→ Your task
Take every line from the listing below that includes "diagram" and copy it.
>> START Data block
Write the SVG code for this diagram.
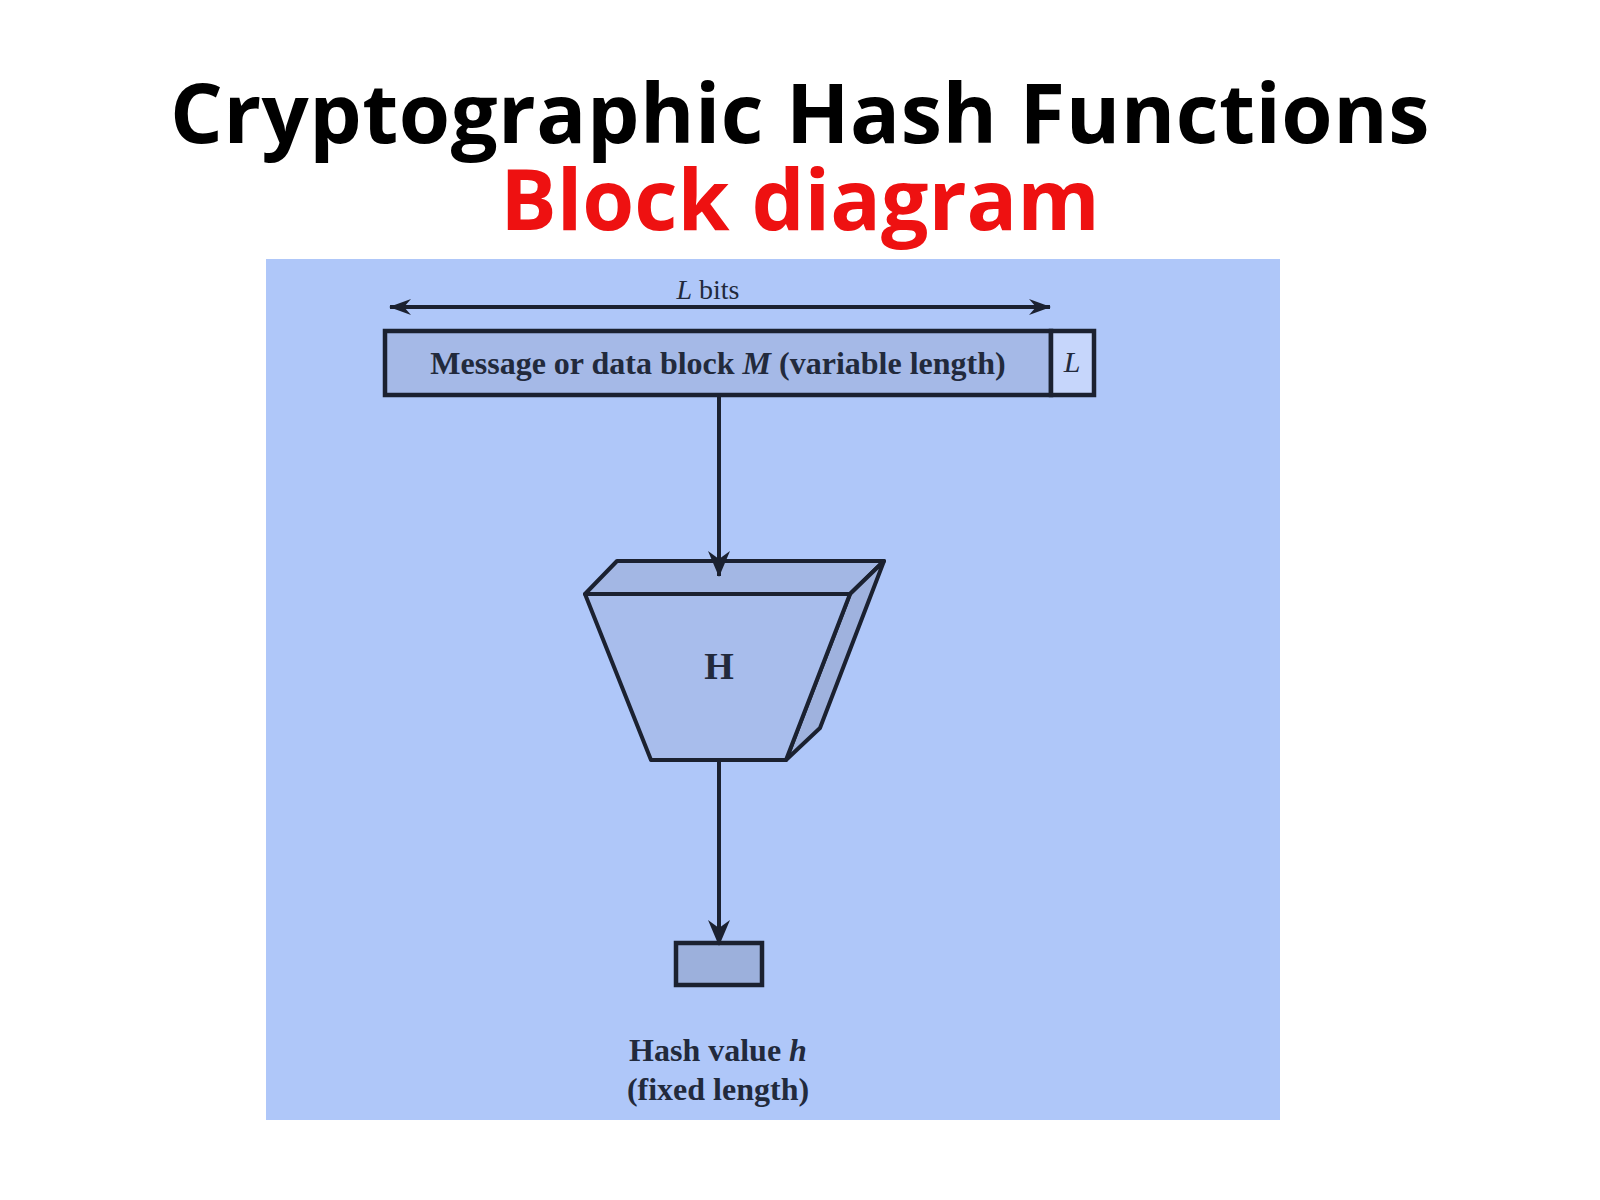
<svg xmlns="http://www.w3.org/2000/svg" width="1600" height="1200" viewBox="0 0 1600 1200">
<defs>
<marker id="ah" viewBox="0 0 26 22" refX="25" refY="11" markerWidth="26" markerHeight="22" markerUnits="userSpaceOnUse" orient="auto-start-reverse">
<path d="M0,0 L26,11 L0,22 L8,11 Z" fill="#1b2130"/>
</marker>
<marker id="ahs" viewBox="0 0 22 16" refX="21" refY="8" markerWidth="22" markerHeight="16" markerUnits="userSpaceOnUse" orient="auto-start-reverse">
<path d="M0,0 L22,8 L0,16 L7,8 Z" fill="#1b2130"/>
</marker>
</defs>
<style>
.title{font-family:"Open Sans","Noto Sans",sans-serif;font-weight:700;text-anchor:middle}
.lbl{font-family:"Liberation Serif","Times New Roman",serif;fill:#222a3c;text-anchor:middle}
.edge{stroke:#1b2130;stroke-width:4;fill:none}
.box{stroke:#1b2130;stroke-width:4.5}
</style>
<rect width="1600" height="1200" fill="#ffffff"/>
<g id="title">
<text class="title" x="800" y="143" font-size="83" fill="#000000" letter-spacing="0.5">Cryptographic Hash Functions</text>
<text class="title" x="800" y="230" font-size="84" fill="#ee1111">Block diagram</text>
</g>
<rect id="panel" x="266" y="259" width="1014" height="861" fill="#afc7f9"/>
<g id="lbits">
<text class="lbl" x="708" y="299" font-size="28"><tspan font-style="italic">L</tspan> bits</text>
</g>
<g id="message">
<rect class="box" x="385" y="331" width="666" height="64" fill="#a5b9e7"/>
<rect class="box" x="1051" y="331" width="43" height="64" fill="#c6d6fb"/>
<text class="lbl" x="718" y="374" font-size="32" font-weight="700">Message or data block <tspan font-style="italic">M</tspan> (variable length)</text>
<text class="lbl" x="1072" y="372" font-size="30" font-style="italic">L</text>
</g>
<g id="hash">
<path d="M585,594 L617,561 L884,561 L850,594 Z" fill="#a3b7e4" stroke="#1b2130" stroke-width="4" stroke-linejoin="round"/>
<path d="M850,594 L884,561 L820,728 L786,760 Z" fill="#9fb2de" stroke="#1b2130" stroke-width="4" stroke-linejoin="round"/>
<path d="M585,594 L850,594 L786,760 L651,760 Z" fill="#a8bdec" stroke="#1b2130" stroke-width="4" stroke-linejoin="round"/>
<text class="lbl" x="719" y="679" font-size="38" font-weight="700">H</text>
</g>
<g id="output">
<rect class="box" x="676" y="943" width="86" height="42" fill="#9cb0dc"/>
<text class="lbl" x="718" y="1061" font-size="32" font-weight="700">Hash value <tspan font-style="italic">h</tspan></text>
<text class="lbl" x="718" y="1100" font-size="32" font-weight="700">(fixed length)</text>
</g>
<g id="connectors">
<line class="edge" x1="390" y1="307" x2="1050" y2="307" stroke-width="3" marker-start="url(#ahs)" marker-end="url(#ahs)"/>
<line class="edge" x1="719" y1="397" x2="719" y2="576" marker-end="url(#ah)"/>
<line class="edge" x1="719" y1="762" x2="719" y2="945" marker-end="url(#ah)"/>
</g>
</svg>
>> END Data block
→ Expected answer
Write the SVG code for this diagram.
<text class="title" x="800" y="230" font-size="84" fill="#ee1111">Block diagram</text>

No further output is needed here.